Seeing and hearing Maher Fayez lead thousands of Christians in worship or sing Christian music at a prestigious interfaith concert, it is hard to believe that this gifted and pioneering Christian musician once vowed never to return to a church. But his journey through rebellion, mainstream music success, excess and meltdown, has given him a rare opportunity to share the strong faith he now has with audiences of all backgrounds.
A series of events were critical in leading Fayez to the Lord, and then into ministry. He experienced a defining moment in his childhood at the age of nine. Having loved music from when he was young, Coptic melodies attracted Fayez to church.

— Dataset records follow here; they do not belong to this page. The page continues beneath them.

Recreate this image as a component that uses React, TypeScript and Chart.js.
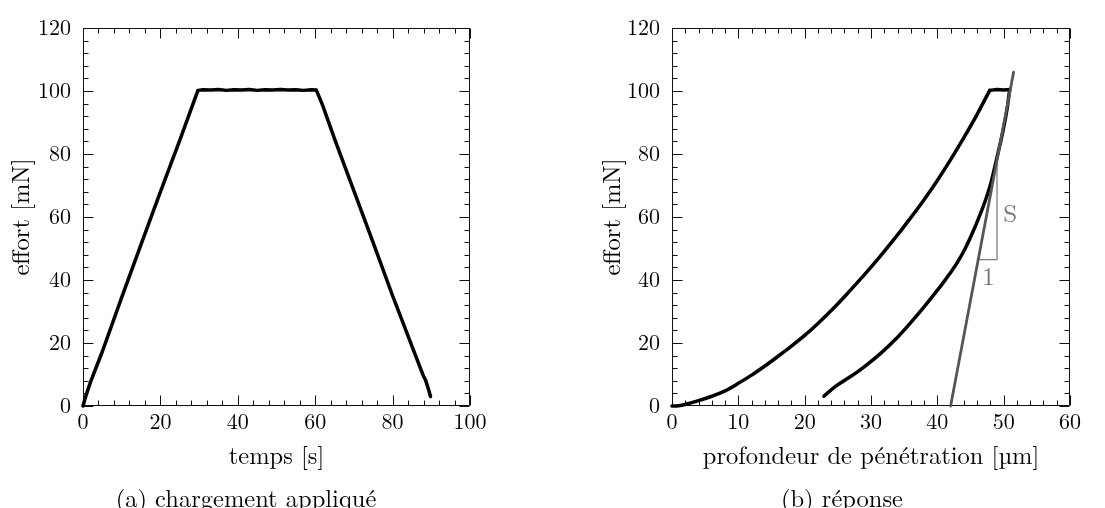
import React, { useEffect, useRef } from "react";
import { Chart, registerables } from "chart.js";
Chart.register(...registerables);

const SERIF =
  "\"Latin Modern Roman\", \"CMU Serif\", \"Liberation Serif\", LiberationSerif, \"DejaVu Serif\", DejaVuSerif, \"Noto Serif\", \"Nimbus Roman\", \"Nimbus Roman No9 L\", FreeSerif, Tinos, \"Times New Roman\", Times, serif";
const TEXT = "#000";

// ---------- (a) chargement appliqué ----------
const timeS = [
  0, 0.5, 1, 2, 5, 10, 15, 20, 25, 29.7,
  31, 33, 35, 37, 39, 41, 43, 45, 47, 49, 51, 53, 55, 57, 59,
  60.3,
  61, 62, 65, 70, 75, 80, 85, 88, 88.5, 89.2, 89.8,
];
const effortA = [
  0, 2.2, 4.2, 7.8, 17.3, 34.5, 51.3, 68, 84.3, 100.2,
  100.4, 100.3, 100.5, 100.2, 100.4, 100.3, 100.5, 100.2, 100.4, 100.3, 100.5, 100.3, 100.4, 100.2, 100.4,
  100.3,
  98.2, 95.2, 84.8, 68.3, 51.8, 35, 19, 9.4, 8.3, 5.6, 3,
];

// ---------- (b) réponse ----------
const depthLoad = [
  0, 1, 2, 4, 6, 8, 10, 12, 14, 16, 18, 20, 22, 24, 26, 28, 30, 32, 34, 36,
  38, 40, 42, 44, 46, 47.9, 49, 50, 50.9,
];
const effortLoad = [
  0, 0.1, 0.5, 1.7, 3.1, 4.8, 7.2, 9.8, 12.7, 15.8, 19.0, 22.4, 26.2, 30.3, 34.7, 39.3, 44.1, 49.1, 54.3, 59.8,
  65.5, 71.6, 78.2, 85.2, 92.6, 100.2, 100.5, 100.3, 100.5,
];
const depthUnload = [
  50.9, 50.6, 50.1, 49.5, 48.9, 48.1, 47.2, 46.2, 45.2, 44.2, 43.0, 41.8, 40.7, 39.5, 37.5,
  35.5, 33.7, 31.5, 29.5, 27.8, 26, 24.5, 22.9,
];
const effortUnload = [
  100.4, 95.5, 89.5, 83.5, 78, 71, 65, 59.5, 54.5, 50, 45.5, 41.8, 38.6, 35.4, 30.2,
  25.3, 21.2, 16.8, 13.3, 10.6, 8.1, 6.0, 3.1,
];
const tangentDepth = [42.0, 51.5];
const tangentEffort = [0, 106];
const slopeDepth = [46.17, 49.0, 49.0];
const slopeEffort = [46.5, 46.5, 78.1];
const slopeLabels = [
  { text: "S", x: 51.0, y: 61 },
  { text: "1", x: 47.7, y: 41 },
];

const pts = (xs: number[], ys: number[]) => xs.map((x, i) => ({ x, y: ys[i] }));

const frameTicksPlugin = {
  id: "frameTicks",
  beforeDatasetsDraw(chart: any, _args: any, o: any) {
    const { ctx, chartArea: a } = chart;
    const xs = chart.scales.x;
    const ys = chart.scales.y;
    const L = Math.round(a.left) + 0.5;
    const R = Math.round(a.right) - 0.5;
    const T = Math.round(a.top) + 0.5;
    const B = Math.round(a.bottom) - 0.5;
    ctx.save();
    ctx.strokeStyle = "#111";
    ctx.lineWidth = 1;
    ctx.beginPath();
    ctx.rect(L, T, R - L, B - T);
    const isMajor = (v: number, m: number) => Math.abs(v / m - Math.round(v / m)) < 1e-6;
    for (let v = xs.min; v <= xs.max + 1e-9; v += o.xMinor) {
      const len = isMajor(v, o.xMajor) ? 10 : 5;
      const px = Math.round(xs.getPixelForValue(v)) + 0.5;
      ctx.moveTo(px, B);
      ctx.lineTo(px, B - len);
      ctx.moveTo(px, T);
      ctx.lineTo(px, T + len);
    }
    for (let v = ys.min; v <= ys.max + 1e-9; v += o.yMinor) {
      const len = isMajor(v, o.yMajor) ? 10 : 5;
      const py = Math.round(ys.getPixelForValue(v)) + 0.5;
      ctx.moveTo(L, py);
      ctx.lineTo(L + len, py);
      ctx.moveTo(R, py);
      ctx.lineTo(R - len, py);
    }
    ctx.stroke();
    ctx.restore();
  },
};

const notesPlugin = {
  id: "notes",
  afterDatasetsDraw(chart: any, _args: any, o: any) {
    if (!o || !o.labels) return;
    const { ctx } = chart;
    const xs = chart.scales.x;
    const ys = chart.scales.y;
    ctx.save();
    ctx.font = `25px ${SERIF}`;
    ctx.fillStyle = "#777";
    ctx.textAlign = "center";
    ctx.textBaseline = "middle";
    for (const l of o.labels) {
      ctx.fillText(l.text, xs.getPixelForValue(l.x), ys.getPixelForValue(l.y));
    }
    ctx.restore();
  },
};

type PanelOpts = {
  datasets: any[];
  xMax: number;
  xMajor: number;
  xMinor: number;
  xTitle: string;
  yWidth: number;
  yTitlePad: number;
  padRight: number;
  labels?: any[];
};

const TICK_SIZE = 22;
const TITLE_SIZE = 24.5;

function makeConfig(p: PanelOpts): any {
  return {
    type: "scatter",
    data: { datasets: p.datasets },
    plugins: [frameTicksPlugin, notesPlugin],
    options: {
      animation: false,
      responsive: false,
      events: [],
      layout: { padding: { left: 0, top: 28, right: p.padRight, bottom: 0 } },
      plugins: {
        legend: { display: false },
        tooltip: { enabled: false },
        frameTicks: { xMajor: p.xMajor, xMinor: p.xMinor, yMajor: 20, yMinor: 4 },
        notes: { labels: p.labels || [] },
      },
      scales: {
        x: {
          type: "linear",
          min: 0,
          max: p.xMax,
          afterFit: (s: any) => {
            s.height = 74;
          },
          grid: { display: false, drawTicks: false },
          border: { display: false },
          ticks: {
            stepSize: p.xMajor,
            color: TEXT,
            padding: 3,
            maxRotation: 0,
            autoSkip: false,
            font: { family: SERIF, size: TICK_SIZE },
          },
          title: {
            display: true,
            text: p.xTitle,
            color: TEXT,
            font: { family: SERIF, size: TITLE_SIZE, lineHeight: 1 },
            padding: { top: 0, bottom: 11 },
          },
        },
        y: {
          type: "linear",
          min: 0,
          max: 120,
          afterFit: (s: any) => {
            s.width = p.yWidth;
          },
          grid: { display: false, drawTicks: false },
          border: { display: false },
          ticks: {
            stepSize: 20,
            color: TEXT,
            padding: 12,
            autoSkip: false,
            font: { family: SERIF, size: TICK_SIZE },
          },
          title: {
            display: true,
            text: "effort [mN]",
            color: TEXT,
            font: { family: SERIF, size: TITLE_SIZE, lineHeight: 1 },
            padding: { top: p.yTitlePad, bottom: 0 },
          },
        },
      },
    },
  };
}

const curve = (data: any[], color = "#000", width = 3.5, smooth = false) => ({
  data,
  showLine: true,
  pointRadius: 0,
  borderColor: color,
  backgroundColor: color,
  borderWidth: width,
  borderJoinStyle: "round",
  borderCapStyle: "round",
  fill: false,
  tension: smooth ? 0.4 : 0,
  cubicInterpolationMode: smooth ? "monotone" : "default",
  clip: false,
});

function Panel({ left, width, height, opts }: { left: number; width: number; height: number; opts: PanelOpts }) {
  const ref = useRef<HTMLCanvasElement>(null);
  useEffect(() => {
    const chart = new Chart(ref.current as HTMLCanvasElement, makeConfig(opts));
    return () => chart.destroy();
  }, []);
  return (
    <canvas
      ref={ref}
      width={width}
      height={height}
      style={{ position: "absolute", left, top: 0, width, height }}
    />
  );
}

const captionStyle = (cx: number): React.CSSProperties => ({
  position: "absolute",
  left: cx - 200,
  width: 400,
  top: 484,
  textAlign: "center",
  fontFamily: SERIF,
  fontSize: 24.5,
  lineHeight: "25px",
  color: TEXT,
  whiteSpace: "nowrap",
});

export default function App() {
  const optsA: PanelOpts = {
    datasets: [curve(pts(timeS, effortA))],
    xMax: 100,
    xMajor: 20,
    xMinor: 4,
    xTitle: "temps [s]",
    yWidth: 83,
    yTitlePad: 9.5,
    padRight: 90,
  };
  const optsB: PanelOpts = {
    datasets: [
      curve(pts(tangentDepth, tangentEffort), "#555", 2.8),
      curve(pts(slopeDepth, slopeEffort), "#808080", 1.3),
      curve(pts(depthLoad.slice(0, 26), effortLoad.slice(0, 26)), "#000", 3.5, true),
      curve(pts(depthLoad.slice(25), effortLoad.slice(25))),
      curve(pts(depthUnload, effortUnload), "#000", 3.5, true),
    ],
    xMax: 60,
    xMajor: 10,
    xMinor: 2,
    xTitle: "profondeur de pénétration [µm]",
    yWidth: 112,
    yTitlePad: 40.5,
    padRight: 35,
    labels: slopeLabels,
  };
  return (
    <div
      style={{
        position: "absolute",
        left: 0,
        top: 0,
        width: 1105,
        height: 508,
        background: "#fff",
        overflow: "hidden",
      }}
    >
      <Panel left={0} width={560} height={480} opts={optsA} />
      <Panel left={560} width={545} height={480} opts={optsB} />
      <div style={captionStyle(246)}>(a) chargement appliqué</div>
      <div style={captionStyle(842)}>(b) réponse</div>
    </div>
  );
}
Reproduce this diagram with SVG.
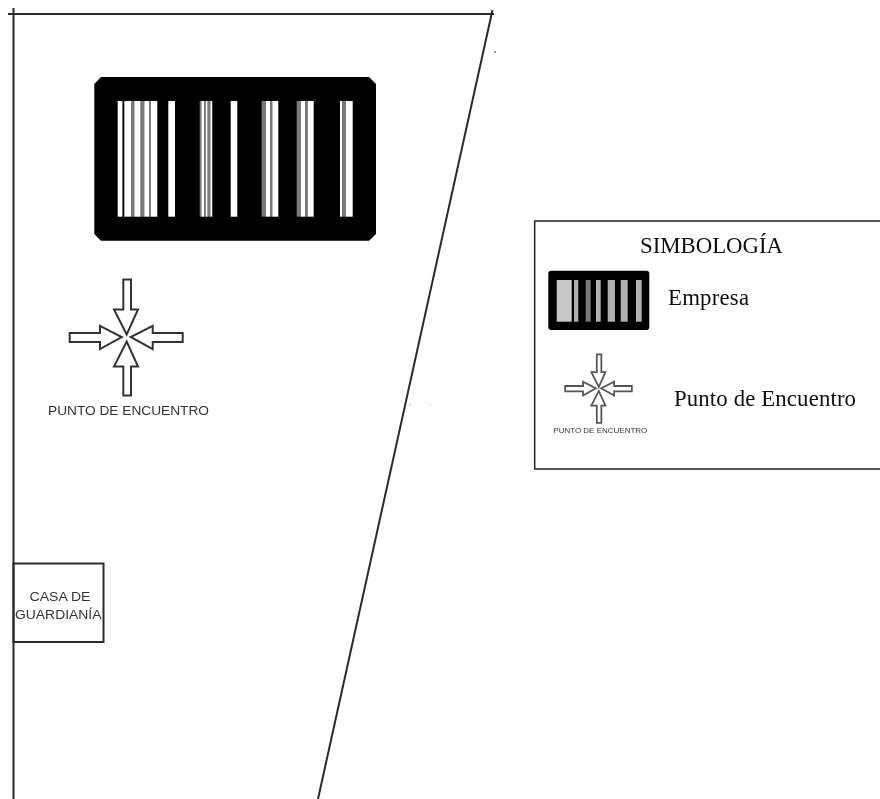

He adapted the music to create new versions of songs, much to the chagrin of his choir class teacher. The teacher believed Fayez was distorting sacred hymns and kicked Fayez out of the class. Expulsion from choir made a young Fayez bitter, and he vowed never to attend church again. Thereafter, Fayez would lead a double life, distinguished by professional brilliance and rebellion.
At 16 years old, Fayez had already been working for six years and was making money as a wedding singer. Frustrated with his parents, Fayez ran away from home. His father coaxed him to return, but on the condition that no one would tell Fayez what to do. All the while, Fayez was aware that his father continued to pray for him.
An ambitious Fayez pursued his dreams by studying at the High Institute of Music in Egypt. By the time he turned 24, Fayez had composed 21 songs for famous secular singers—an impressive feat for a young professional! As a singer in a band, he made a lot of money,but he was spending it on drinking, drugs and gambling.
Eventually, Fayez’s career started to lose traction. His connections in the media dried up and he faced sleepless nights, questioning himself: Was he successful? Was he happy?
One night in particular, Fayez was crying and wandering the streets when he decided to visit his father. He instinctively knew that the way he felt that night was an answer to his father’s years of prayer. They prayed together and Fayez committed his life to Christ.
Today, Fayez is a Christian celebrity and worship leader in Egypt. Yet his former rebellious spirit and struggle with a pleasure-seeking lifestyle are experiences to which millions of people from all classes can relate.
Friends with the street people
As a worship leader, Fayez’s use of a Middle Eastern style of music influenced by Sufi religious singing has been a bridge to reaching many Egyptians. He says, once his band started to play this type of music, “We made friends with the street people.” The music also caught the ear of famous Islamic Sufi singer, Ali Alhelbawy, who invited him to do the first of many concerts together before mixed religious audiences where people have thanked him for sharing “understandable” lyrics about the Christian faith.
Each week, Fayez sings and leads worship watched by hundreds of thousands on SAT-7’s live We Will Sing worship programme. He also leads worshippers at the Church of God in the Cairo neighbourhood of Shoubra. Some of the attendees are not Christians and many tell Fayez, “Something different happens when we come…there is a different spirit in this place.”